- Q1 2025 Group sales of $7.3 billion, -1% versus prior year (+3% CER)
- Q1 2025 EBITDA at $1.4 billion, +18% versus prior year (+26% CER)
- EBITDA margin 19.9%, +3.2% points up on prior year
- Robust Crop Protection sales performance during the quarter as channel destocking ends and driven by growth in new crop protection technologies; continued strong growth in China
- Strong margin recovery due to lower raw material costs, continued focus on productivity and 2024 restructuring initiatives further materializing; a more favorable business mix also contributed to a much higher EBITDA margin
- Cash flow continues to improve versus the prior year period
- Sustained R&D investments to advance innovation and ensure sustainable, long-term growth
Basel, Switzerland / Shanghai, China (April 30, 2025) - Syngenta Group announced financial results for the first quarter of 2025. Sales for the first quarter of 2025 were $7.3 billion, down $0.1 billion or -1%. At constant exchange rates (CER) sales increased by 3%. First quarter 2025 EBITDA increased strongly by 18% to $1.4 billion (26% CER).
Sales in the first quarter of 2025 were marginally lower in USD, despite a recovery in Crop Protection, with an end to channel destocking increasing demand, particularly in the US, and further strong growth in China.

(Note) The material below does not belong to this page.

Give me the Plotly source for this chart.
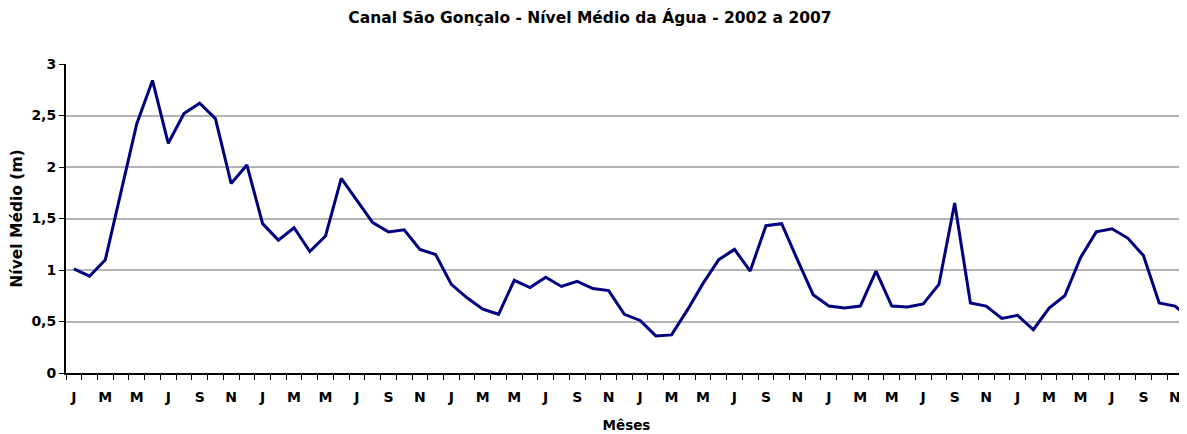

Sales were somewhat lower in other business segments; at ADAMA and Syngenta Group China the lower sales reflected the continued drive to focus on higher margin business and reduce sales of lower margin products.
Q1 2025 EBITDA significantly exceeded the previous year Q1 EBITDA, primarily driven by Crop Protection. Both Syngenta Group China and Seeds demonstrated solid performance. The EBITDA margin improved to 19.9%, an increase of 3.2 percentage points compared to prior year.